== Given exercise ==
Reproduce the lines of the material exactly, excluding every image.

== Raw data ==
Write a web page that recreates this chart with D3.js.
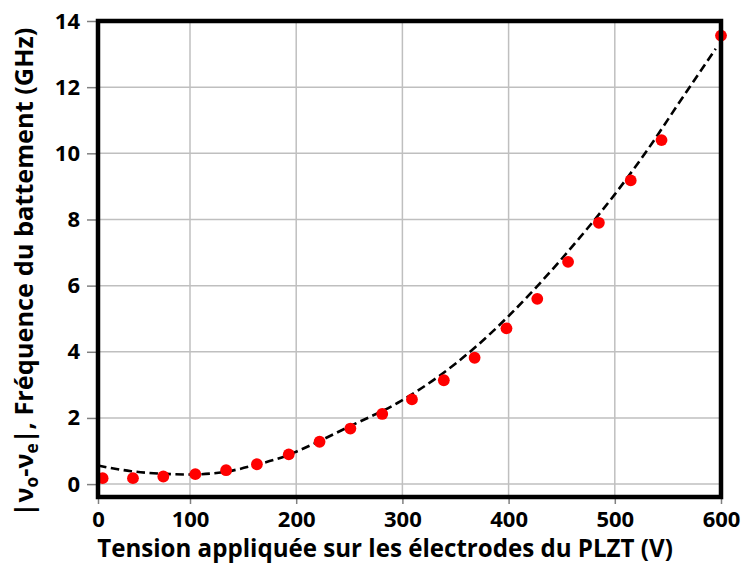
<!DOCTYPE html>
<html>
<head>
<meta charset="utf-8">
<script src="https://cdn.jsdelivr.net/npm/d3@7"></script>
<style>
  html, body { margin: 0; padding: 0; background: #fff; }
  svg { display: block; }
  text { font-family: "Open Sans", Lato, sans-serif; font-weight: 700; fill: #000; }
</style>
</head>
<body>
<svg id="chart" width="742" height="565"></svg>
<script>
// ---- data ----
const voltage = [5, 38, 71, 105, 134, 163, 193, 222, 251, 281, 309, 339, 368, 398, 427, 456, 485, 515, 544, 600];
const beatFreq = [0.18, 0.18, 0.23, 0.30, 0.42, 0.60, 0.90, 1.28, 1.68, 2.12, 2.56, 3.14, 3.82, 4.71, 5.60, 6.72, 7.90, 9.18, 10.40, 13.56];
const fitVoltage = [0, 36, 71, 100, 131, 163, 191, 200, 250, 298, 368, 400, 426, 467, 500, 530, 561, 595];
const fitFreq = [0.56, 0.39, 0.31, 0.29, 0.36, 0.59, 0.86, 0.98, 1.74, 2.50, 4.12, 5.08, 5.95, 7.45, 8.76, 10.07, 11.55, 13.16];
const xTicks = [0, 100, 200, 300, 400, 500, 600];
const yTicks = [0, 2, 4, 6, 8, 10, 12, 14];
const xTitle = "Tension appliquée sur les électrodes du PLZT (V)";

// ---- layout ----
const svg = d3.select("#chart");
const mLeft = 98, mRight = 721, mTop = 21, mBottom = 497;

const x = d3.scaleLinear().domain([0, 100, 600]).range([mLeft, 190, mRight]);
const y = d3.scaleLinear().domain([-0.39, 14]).range([mBottom, mTop]);

// gridlines
const grid = svg.append("g");
grid.selectAll("line.v").data(xTicks.filter(d => d > 0 && d < 600)).join("line")
  .attr("x1", d => x(d)).attr("x2", d => x(d))
  .attr("y1", mTop).attr("y2", mBottom)
  .attr("stroke", "#bfbfbf").attr("stroke-width", 1.5);
grid.selectAll("line.h").data(yTicks.filter(d => d < 14)).join("line")
  .attr("x1", mLeft).attr("x2", mRight)
  .attr("y1", d => y(d)).attr("y2", d => y(d))
  .attr("stroke", "#bfbfbf").attr("stroke-width", 1.5);

// axes
const yAxis = svg.append("g").attr("transform", `translate(${mLeft - 2},0)`)
  .call(d3.axisLeft(y).tickValues(yTicks).tickSize(9).tickPadding(7).tickFormat(d3.format("d")));
yAxis.select(".domain").remove();
yAxis.selectAll(".tick line").attr("stroke", "#808080").attr("stroke-width", 1.5);
yAxis.selectAll(".tick text").attr("font-size", 22).attr("font-family", "Open Sans").attr("font-weight", 700).attr("fill", "#000");

const xAxis = svg.append("g").attr("transform", `translate(0,${mBottom + 2})`)
  .call(d3.axisBottom(x).tickValues(xTicks).tickSize(5).tickPadding(7).tickFormat(d3.format("d")));
xAxis.select(".domain").remove();
xAxis.selectAll(".tick line").attr("stroke", "#808080").attr("stroke-width", 1.5);
xAxis.selectAll(".tick text").attr("font-size", 22).attr("font-family", "Open Sans").attr("font-weight", 700).attr("fill", "#000");

// fit curve
const line = d3.line().x((d, i) => x(fitVoltage[i])).y((d, i) => y(fitFreq[i])).curve(d3.curveMonotoneX);
svg.append("path").datum(fitFreq).attr("d", line)
  .attr("fill", "none").attr("stroke", "#000").attr("stroke-width", 2.6)
  .attr("stroke-dasharray", "8.5,4.5");

// points
svg.append("g").selectAll("circle").data(beatFreq).join("circle")
  .attr("cx", (d, i) => x(voltage[i])).attr("cy", d => y(d)).attr("r", 5.9)
  .attr("fill", "#ff0000");

// frame
svg.append("rect").attr("x", mLeft).attr("y", mTop).attr("width", mRight - mLeft).attr("height", mBottom - mTop)
  .attr("fill", "none").attr("stroke", "#000").attr("stroke-width", 4.5);

// titles
const xt = svg.append("text").attr("x", 385).attr("y", 557).attr("text-anchor", "middle")
  .attr("font-size", 22).text(xTitle);
// fit to the reference width
const xw = xt.node().getComputedTextLength();
xt.attr("font-size", 22 * 576 / xw);

const yt = svg.append("text").attr("transform", "translate(33,272) rotate(-90)")
  .attr("text-anchor", "middle").attr("font-size", 22);
yt.append("tspan").text("|ν");
yt.append("tspan").attr("font-size", "0.68em").attr("dy", 5).text("o");
yt.append("tspan").attr("dy", -5).text("-ν");
yt.append("tspan").attr("font-size", "0.68em").attr("dy", 5).text("e");
yt.append("tspan").attr("dy", -5).text("|, Fréquence du battement (GHz)");
const yw = yt.node().getComputedTextLength();
yt.attr("font-size", 22 * 489 / yw);
</script>
</body>
</html>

== Final answer ==
Write a web page that recreates this chart with D3.js.
<!DOCTYPE html>
<html>
<head>
<meta charset="utf-8">
<script src="https://cdn.jsdelivr.net/npm/d3@7"></script>
<style>
  html, body { margin: 0; padding: 0; background: #fff; }
  svg { display: block; }
  text { font-family: "Open Sans", Lato, sans-serif; font-weight: 700; fill: #000; }
</style>
</head>
<body>
<svg id="chart" width="742" height="565"></svg>
<script>
// ---- data ----
const voltage = [5, 38, 71, 105, 134, 163, 193, 222, 251, 281, 309, 339, 368, 398, 427, 456, 485, 515, 544, 600];
const beatFreq = [0.18, 0.18, 0.23, 0.30, 0.42, 0.60, 0.90, 1.28, 1.68, 2.12, 2.56, 3.14, 3.82, 4.71, 5.60, 6.72, 7.90, 9.18, 10.40, 13.56];
const fitVoltage = [0, 36, 71, 100, 131, 163, 191, 200, 250, 298, 368, 400, 426, 467, 500, 530, 561, 595];
const fitFreq = [0.56, 0.39, 0.31, 0.29, 0.36, 0.59, 0.86, 0.98, 1.74, 2.50, 4.12, 5.08, 5.95, 7.45, 8.76, 10.07, 11.55, 13.16];
const xTicks = [0, 100, 200, 300, 400, 500, 600];
const yTicks = [0, 2, 4, 6, 8, 10, 12, 14];
const xTitle = "Tension appliquée sur les électrodes du PLZT (V)";

// ---- layout ----
const svg = d3.select("#chart");
const mLeft = 98, mRight = 721, mTop = 21, mBottom = 497;

const x = d3.scaleLinear().domain([0, 100, 600]).range([mLeft, 190, mRight]);
const y = d3.scaleLinear().domain([-0.39, 14]).range([mBottom, mTop]);

// gridlines
const grid = svg.append("g");
grid.selectAll("line.v").data(xTicks.filter(d => d > 0 && d < 600)).join("line")
  .attr("x1", d => x(d)).attr("x2", d => x(d))
  .attr("y1", mTop).attr("y2", mBottom)
  .attr("stroke", "#bfbfbf").attr("stroke-width", 1.5);
grid.selectAll("line.h").data(yTicks.filter(d => d < 14)).join("line")
  .attr("x1", mLeft).attr("x2", mRight)
  .attr("y1", d => y(d)).attr("y2", d => y(d))
  .attr("stroke", "#bfbfbf").attr("stroke-width", 1.5);

// axes
const yAxis = svg.append("g").attr("transform", `translate(${mLeft - 2},0)`)
  .call(d3.axisLeft(y).tickValues(yTicks).tickSize(9).tickPadding(7).tickFormat(d3.format("d")));
yAxis.select(".domain").remove();
yAxis.selectAll(".tick line").attr("stroke", "#808080").attr("stroke-width", 1.5);
yAxis.selectAll(".tick text").attr("font-size", 22).attr("font-family", "Open Sans").attr("font-weight", 700).attr("fill", "#000");

const xAxis = svg.append("g").attr("transform", `translate(0,${mBottom + 2})`)
  .call(d3.axisBottom(x).tickValues(xTicks).tickSize(5).tickPadding(7).tickFormat(d3.format("d")));
xAxis.select(".domain").remove();
xAxis.selectAll(".tick line").attr("stroke", "#808080").attr("stroke-width", 1.5);
xAxis.selectAll(".tick text").attr("font-size", 22).attr("font-family", "Open Sans").attr("font-weight", 700).attr("fill", "#000");

// fit curve
const line = d3.line().x((d, i) => x(fitVoltage[i])).y((d, i) => y(fitFreq[i])).curve(d3.curveMonotoneX);
svg.append("path").datum(fitFreq).attr("d", line)
  .attr("fill", "none").attr("stroke", "#000").attr("stroke-width", 2.6)
  .attr("stroke-dasharray", "8.5,4.5");

// points
svg.append("g").selectAll("circle").data(beatFreq).join("circle")
  .attr("cx", (d, i) => x(voltage[i])).attr("cy", d => y(d)).attr("r", 5.9)
  .attr("fill", "#ff0000");

// frame
svg.append("rect").attr("x", mLeft).attr("y", mTop).attr("width", mRight - mLeft).attr("height", mBottom - mTop)
  .attr("fill", "none").attr("stroke", "#000").attr("stroke-width", 4.5);

// titles
const xt = svg.append("text").attr("x", 385).attr("y", 557).attr("text-anchor", "middle")
  .attr("font-size", 22).text(xTitle);
// fit to the reference width
const xw = xt.node().getComputedTextLength();
xt.attr("font-size", 22 * 576 / xw);

const yt = svg.append("text").attr("transform", "translate(33,272) rotate(-90)")
  .attr("text-anchor", "middle").attr("font-size", 22);
yt.append("tspan").text("|ν");
yt.append("tspan").attr("font-size", "0.68em").attr("dy", 5).text("o");
yt.append("tspan").attr("dy", -5).text("-ν");
yt.append("tspan").attr("font-size", "0.68em").attr("dy", 5).text("e");
yt.append("tspan").attr("dy", -5).text("|, Fréquence du battement (GHz)");
const yw = yt.node().getComputedTextLength();
yt.attr("font-size", 22 * 489 / yw);
</script>
</body>
</html>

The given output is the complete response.